Jesus often used the natural, created world to express spiritual truths. He called himself the bread of life, the living water, the light of the world. He asked us to consider the lilies of the field and the birds of the air. He likened the kingdom of God to a mustard seed and a grape vine. His followers are sheep and vines. Clearly, we are meant to find meaningful truths about God in the world around us.

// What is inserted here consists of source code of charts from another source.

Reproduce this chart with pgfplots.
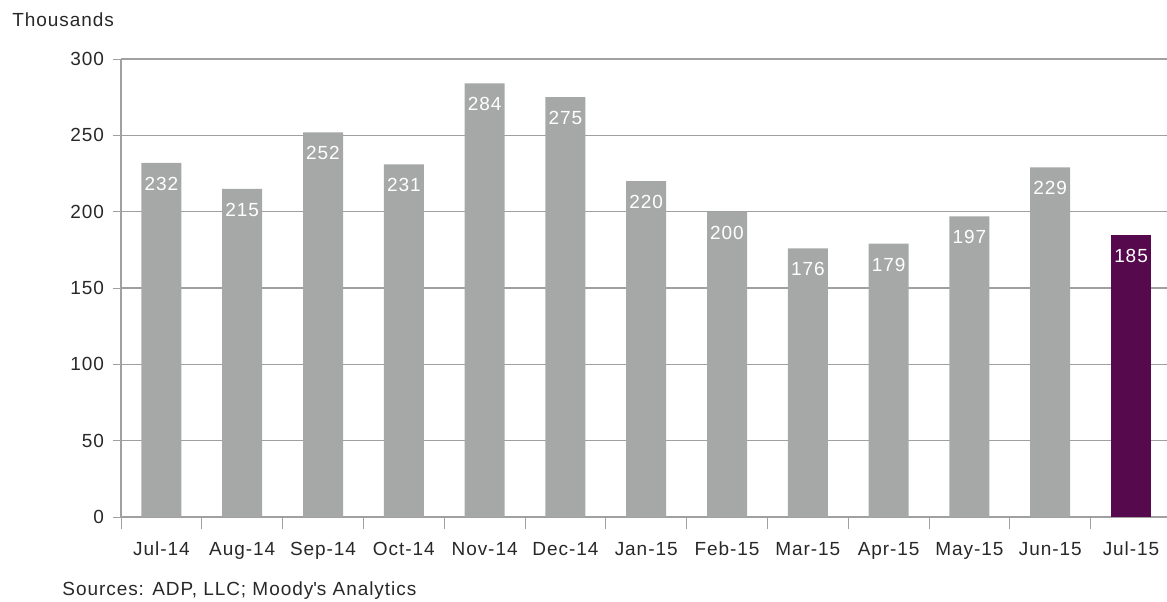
\documentclass[border=0pt]{standalone}
\usepackage{fontspec}
\setmainfont[LetterSpace=5]{Liberation Sans}
\usepackage{pgfplots}
\pgfplotsset{compat=1.18}
\definecolor{bargray}{RGB}{166,168,167}
\definecolor{barpurple}{RGB}{86,9,76}
\definecolor{gridgray}{RGB}{160,160,160}
\definecolor{txt}{RGB}{40,40,40}
\begin{document}
\begin{tikzpicture}
\useasboundingbox (-60.5pt,-42pt) rectangle (523pt,258.5pt);
\begin{axis}[
  scale only axis,
  width=523pt, height=229pt,
  xmin=-0.5, xmax=12.445,
  ymin=0, ymax=300,
  ytick={0,50,...,300},
  xtick={0,...,12},
  xticklabels={Jul-14,Aug-14,Sep-14,Oct-14,Nov-14,Dec-14,Jan-15,Feb-15,Mar-15,Apr-15,May-15,Jun-15,Jul-15},
  minor xtick={-0.5,0.5,...,11.5},
  major x tick style={draw=none},
  minor x tick style={draw=gridgray, thin},
  minor tick length=6pt,
  xtick align=center,
  y tick style={draw=gridgray, thin},
  major tick length=4pt,
  ytick align=outside,
  ymajorgrids,
  grid style={draw=gridgray, line width=0.6pt},
  axis x line*=bottom,
  axis y line*=left,
  axis line style={draw=gridgray, line width=0.6pt, -},
  tick label style={font=\fontsize{9.5}{11}\selectfont, text=txt},
  /pgf/number format/assume math mode=true,
  yticklabel style={xshift=-1pt},
  xticklabel style={yshift=-5pt},
  ybar, bar width=20pt, bar shift=0pt,
  nodes near coords,
  nodes near coords style={anchor=center, yshift=-10.5pt, text=white, font=\fontsize{9.5}{11}\selectfont},
]
\addplot[fill=bargray, draw=none] coordinates {
  (0,232) (1,215) (2,252) (3,231) (4,284) (5,275) (6,220)
  (7,200) (8,176) (9,179) (10,197) (11,229)
};
\addplot[fill=barpurple, draw=none] coordinates {(12,185)};
\end{axis}
\node[anchor=west, text=txt, font=\fontsize{9.5}{11}\selectfont, inner sep=0pt] at (-54.5pt,248.5pt) {Thousands};
\node[anchor=west, text=txt, font=\fontsize{9.5}{11}\selectfont, inner sep=0pt] at (-29.5pt,-37pt) {Sources: ADP, LLC; Moody\textquotesingle s Analytics};
\end{tikzpicture}
\end{document}
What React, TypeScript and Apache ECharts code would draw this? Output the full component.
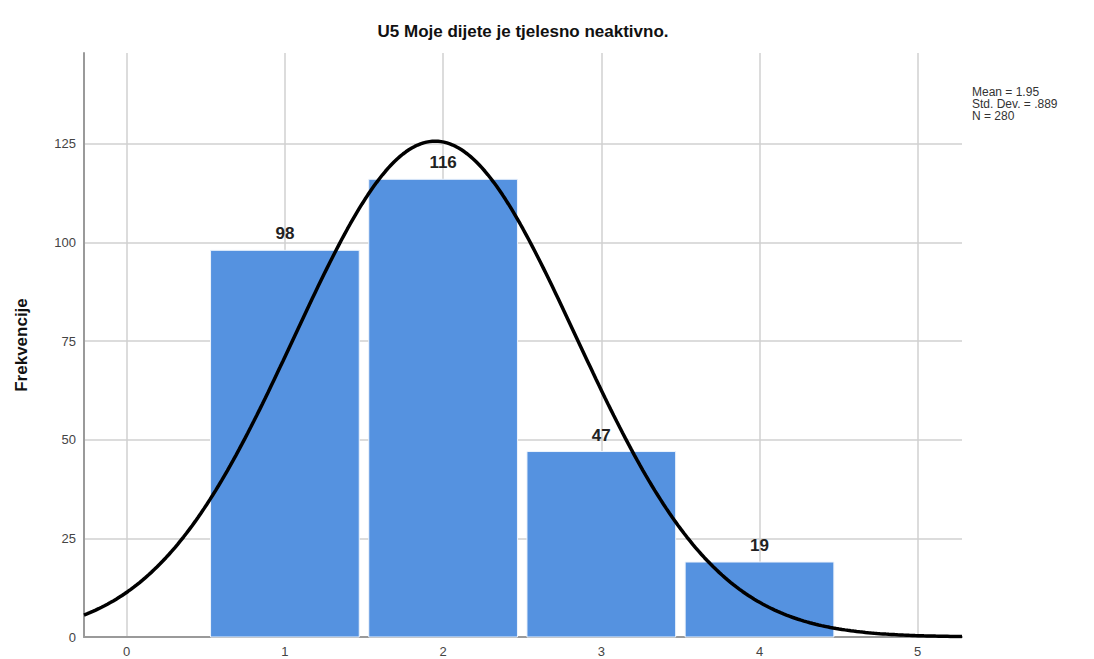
import React, { useEffect, useRef } from "react";
import * as echarts from "echarts";

const TITLE = "U5 Moje dijete je tjelesno neaktivno.";
const Y_NAME = "Frekvencije";
const CATEGORIES = [1, 2, 3, 4];
const FREQUENCIES = [98, 116, 47, 19];
const MEAN = 1.95;
const STD_DEV = 0.889;
const N = 280;
const STATS_LINES = ["Mean = 1.95", "Std. Dev. = .889", "N = 280"];
const X_TICKS = [0, 1, 2, 3, 4, 5];

const X_MIN = -0.27;
const X_MAX = 5.28;
const Y_MAX = 148;
const BAR_W = 0.94;
const FONT = "Liberation Sans, Arial, sans-serif";

function normalCurve(): number[][] {
  const pts: number[][] = [];
  const steps = 300;
  for (let i = 0; i <= steps; i++) {
    const x = X_MIN + ((X_MAX - X_MIN) * i) / steps;
    const z = (x - MEAN) / STD_DEV;
    const y = (N * 1) / (STD_DEV * Math.sqrt(2 * Math.PI)) * Math.exp(-0.5 * z * z);
    pts.push([x, y]);
  }
  return pts;
}

export default function App() {
  const ref = useRef<HTMLDivElement>(null);
  useEffect(() => {
    if (!ref.current) return;
    const chart = echarts.init(ref.current, undefined, { renderer: "svg" });
    const barData = CATEGORIES.map((c, i) => [c, FREQUENCIES[i]]);
    chart.setOption({
      animation: false,
      backgroundColor: "#ffffff",
      title: {
        text: TITLE,
        left: 518,
        top: 18,
        textAlign: "center",
        textStyle: { fontFamily: FONT, fontSize: 17, fontWeight: "bold", color: "#111" },
      },
      graphic: [
        {
          type: "text",
          left: 972,
          top: 86,
          style: {
            text: STATS_LINES.join("\n"),
            fontFamily: FONT,
            fontSize: 12,
            lineHeight: 12,
            fill: "#333",
          },
        },
      ],
      grid: { left: 84, right: 132, top: 53, bottom: 22 },
      xAxis: {
        type: "value",
        min: X_MIN,
        max: X_MAX,
        axisLine: { show: true, onZero: false, lineStyle: { color: "#9a9a9a", width: 2 } },
        axisTick: { show: false },
        axisLabel: { show: false },
        splitLine: { show: false },
      },
      yAxis: {
        type: "value",
        min: 0,
        max: Y_MAX,
        interval: 25,
        name: Y_NAME,
        nameLocation: "middle",
        nameGap: 54,
        nameRotate: 90,
        nameTextStyle: { fontFamily: FONT, fontSize: 17, fontWeight: "bold", color: "#111" },
        axisLine: { show: true, onZero: false, lineStyle: { color: "#9a9a9a", width: 2 } },
        axisTick: { show: false },
        axisLabel: {
          color: "#444",
          fontFamily: FONT,
          fontSize: 13,
          margin: 8,
          showMaxLabel: false,
          formatter: (v: number) => (v % 25 === 0 ? String(v) : ""),
        },
        splitLine: { show: true, showMaxLine: false, lineStyle: { color: "#d0d0d0", width: 1.5 } },
      },
      series: [
        {
          type: "line",
          data: [[0, 0]],
          showSymbol: false,
          symbolSize: 0,
          lineStyle: { width: 0 },
          silent: true,
          z: 0,
          markLine: {
            silent: true,
            z: 0,
            symbol: "none",
            animation: false,
            lineStyle: { color: "#d0d0d0", width: 1.5, type: "solid" },
            label: {
              show: true,
              position: "start",
              distance: 8,
              formatter: (p: any) => String(p.value),
              color: "#444",
              fontFamily: FONT,
              fontSize: 13,
            },
            data: X_TICKS.map((t) => ({ xAxis: t })),
          },
        },
        {
          type: "custom",
          data: barData,
          encode: { x: 0, y: 1 },
          renderItem: (params: any, api: any) => {
            const x = api.value(0);
            const y = api.value(1);
            const p0 = api.coord([x - BAR_W / 2, y]);
            const p1 = api.coord([x + BAR_W / 2, 0]);
            return {
              type: "group",
              children: [
                {
                  type: "rect",
                  shape: { x: p0[0], y: p0[1], width: p1[0] - p0[0], height: p1[1] - p0[1] },
                  style: { fill: "#5592e0", stroke: "#eef4fc", lineWidth: 1 },
                },
                {
                  type: "text",
                  x: (p0[0] + p1[0]) / 2,
                  y: p0[1] - 8,
                  style: {
                    text: String(y),
                    align: "center",
                    verticalAlign: "bottom",
                    fontFamily: FONT,
                    fontSize: 17,
                    fontWeight: "bold",
                    fill: "#222",
                  },
                },
              ],
            };
          },
          z: 3,
        },
        {
          type: "line",
          data: normalCurve(),
          showSymbol: false,
          smooth: false,
          lineStyle: { color: "#000", width: 3.5 },
          z: 4,
        },
      ],
    });
    return () => chart.dispose();
  }, []);
  return <div ref={ref} style={{ width: 1094, height: 659, position: "absolute", left: 0, top: 0 }} />;
}
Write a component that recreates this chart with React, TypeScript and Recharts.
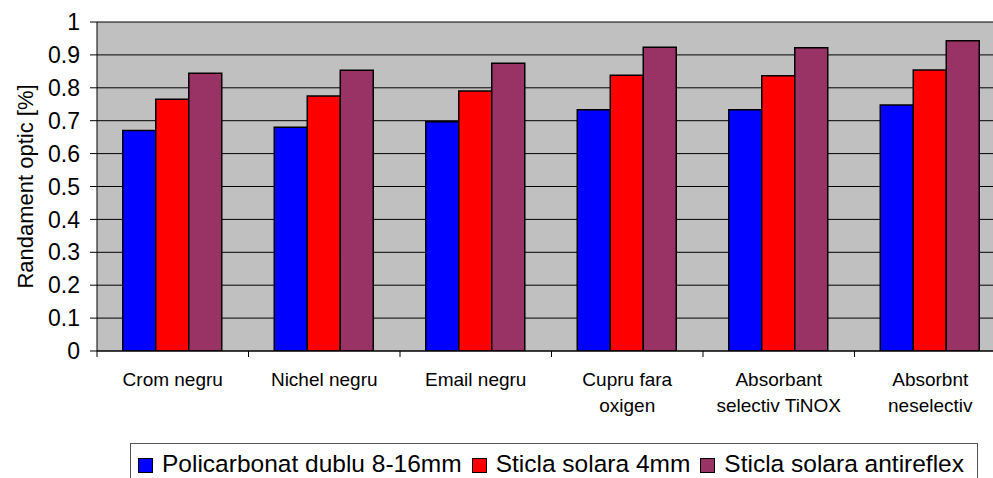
import React from "react";
import { BarChart, Bar, XAxis, YAxis, CartesianGrid } from "recharts";

const categories = [
  "Crom negru",
  "Nichel negru",
  "Email negru",
  "Cupru fara\noxigen",
  "Absorbant\nselectiv TiNOX",
  "Absorbnt\nneselectiv",
];
const policarbonat = [0.67, 0.68, 0.697, 0.733, 0.733, 0.748];
const sticla4mm = [0.765, 0.775, 0.79, 0.838, 0.837, 0.854];
const sticlaAntireflex = [0.844, 0.853, 0.875, 0.923, 0.922, 0.943];
const seriesNames = [
  "Policarbonat dublu 8-16mm",
  "Sticla solara 4mm",
  "Sticla solara antireflex",
];
const seriesColors = ["#0000FF", "#FF0000", "#993366"];
const yTicks = [0, 0.1, 0.2, 0.3, 0.4, 0.5, 0.6, 0.7, 0.8, 0.9, 1];
const yTickLabels = ["0", "0.1", "0.2", "0.3", "0.4", "0.5", "0.6", "0.7", "0.8", "0.9", "1"];
const yTitle = "Randament optic [%]";

const data = categories.map((c, i) => ({
  name: c,
  s0: policarbonat[i],
  s1: sticla4mm[i],
  s2: sticlaAntireflex[i],
}));

const FONT = "'Liberation Sans', Arial, sans-serif";

const XTick = (props: any) => {
  const { x, y, payload } = props;
  const half = payload && typeof payload.offset === "number" ? payload.offset : 75.75;
  const lines = String(payload.value).split("\n");
  return (
    <g>
      <line x1={x - half} x2={x - half} y1={y} y2={y + 6} stroke="#000" strokeWidth={1} />
      <text x={x} y={y} textAnchor="middle" fontFamily={FONT} fontSize={19} fill="#000">
        {lines.map((l, i) => (
          <tspan key={i} x={x} dy={i === 0 ? 35 : 26}>
            {l}
          </tspan>
        ))}
      </text>
    </g>
  );
};

const YTitle = (props: any) => {
  const vb = props.viewBox || { x: 0, y: 22, height: 329 };
  const cx = vb.x + 33;
  const cy = vb.y + vb.height / 2;
  return (
    <text
      transform={`translate(${cx}, ${cy}) rotate(-90)`}
      x={0}
      y={0}
      textAnchor="middle"
      fontFamily={FONT}
      fontSize={22}
      fill="#000"
    >
      {yTitle}
    </text>
  );
};

export default function App() {
  return (
    <div
      style={{
        position: "absolute",
        left: 0,
        top: 0,
        width: 993,
        height: 478,
        overflow: "hidden",
        background: "#fff",
      }}
    >
      <BarChart
        width={1010}
        height={478}
        data={data}
        margin={{ top: 22, right: 4, left: 0, bottom: 0 }}
        barCategoryGap="17%"
        barGap={0}
      >
        <CartesianGrid vertical={false} stroke="#000" strokeOpacity={1} fill="#C0C0C0" fillOpacity={1} />
        <XAxis
          dataKey="name"
          height={127}
          tickLine={false}
          tickSize={0}
          tickMargin={0}
          axisLine={{ stroke: "#000", strokeWidth: 1 }}
          tick={<XTick />}
          interval={0}
        />
        <YAxis
          width={97}
          domain={[0, 1]}
          ticks={yTicks}
          tickFormatter={(v: number) => yTickLabels[yTicks.indexOf(v)] ?? String(v)}
          tickSize={7}
          tickMargin={10}
          interval={0}
          allowDataOverflow
          axisLine={{ stroke: "#000", strokeWidth: 1 }}
          tickLine={{ stroke: "#000", strokeWidth: 1 }}
          tick={{ fill: "#000", fontSize: 23, fontFamily: FONT }}
          label={<YTitle />}
        />
        {["s0", "s1", "s2"].map((k, i) => (
          <Bar
            key={k}
            dataKey={k}
            name={seriesNames[i]}
            fill={seriesColors[i]}
            stroke="#000"
            strokeWidth={1.5}
            isAnimationActive={false}
          />
        ))}
      </BarChart>
      <div
        style={{
          position: "absolute",
          left: 130,
          top: 443,
          width: 839,
          height: 60,
          border: "1px solid #555",
          boxSizing: "content-box",
          fontFamily: FONT,
          fontSize: 24.5,
          color: "#000",
          display: "flex",
          alignItems: "flex-start",
          paddingTop: 6,
          paddingLeft: 7,
          whiteSpace: "nowrap",
        }}
      >
        {seriesNames.map((n, i) => (
          <div key={n} style={{ display: "flex", alignItems: "center", marginRight: 10, lineHeight: "28px" }}>
            <span
              style={{
                display: "inline-block",
                width: 13,
                height: 13,
                background: seriesColors[i],
                border: "1px solid #000",
                marginRight: 9,
                marginTop: 2,
              }}
            />
            <span>{n}</span>
          </div>
        ))}
      </div>
    </div>
  );
}
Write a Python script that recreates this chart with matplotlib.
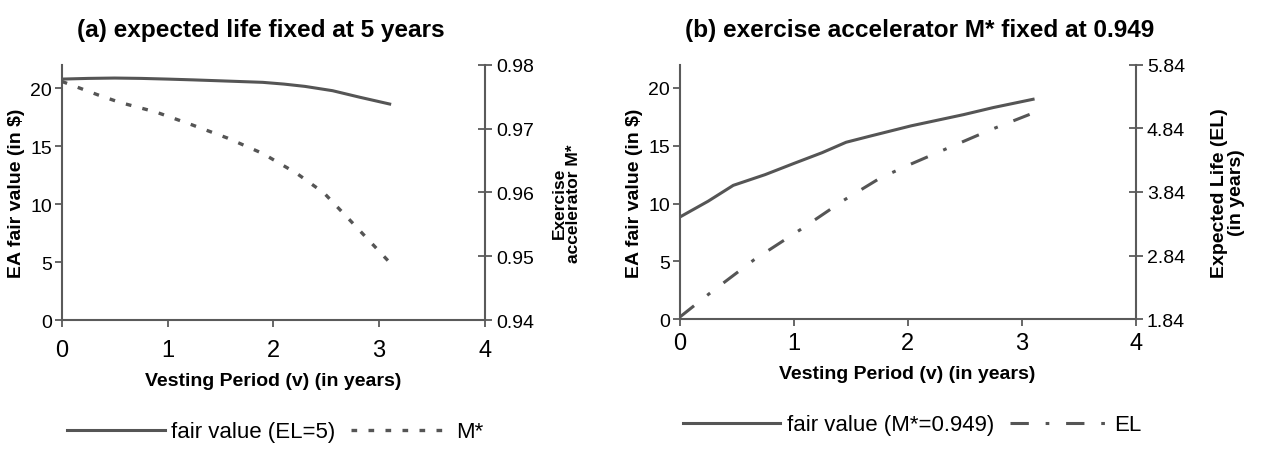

Choose any item of the world around you (a river, the ocean, a rose, a leaf, a grain of sand, a butterfly, a bee) and begin to reflect, to really slow down, stop, and reflect, on that thing. Write about it. Ask questions about it. Think of scriptures that might relate to it. Open your mind to the possibility that this item has something to teach you about the One who created it. I have more than once found myself led to surprising and meaningful conclusions as I reflected on a plague of lice and one of the fleas that had invaded our home.


Integrating Art

You don’t have to be a talented artist to enrich your personal journaling time with artistic expressions. Be bold and creative. It’s your journal. No one is judging your work. Read a passage of scripture. Choose words or phrases that impact you and create a simple artistic expression of those words or phrases. It might be as simple as writing these expressions over and over in a circular, winding, or artistic pattern. You might illustrate a phrase with colored pencils.


If you are particularly artistic, this might become quite elaborate as the monks illustrated the gospels in the Book of Kells. It might be as simple as using your pencils to draw boxes around words that are meaningful to you. It’s a form of meditation on scripture but engages your hands instead of simply pondering the scripture in your mind. This is helpful for some who are more experiential learners. It speaks to a different area of the mind and heart.


These are only a few of many ideas to enrich your journaling experience.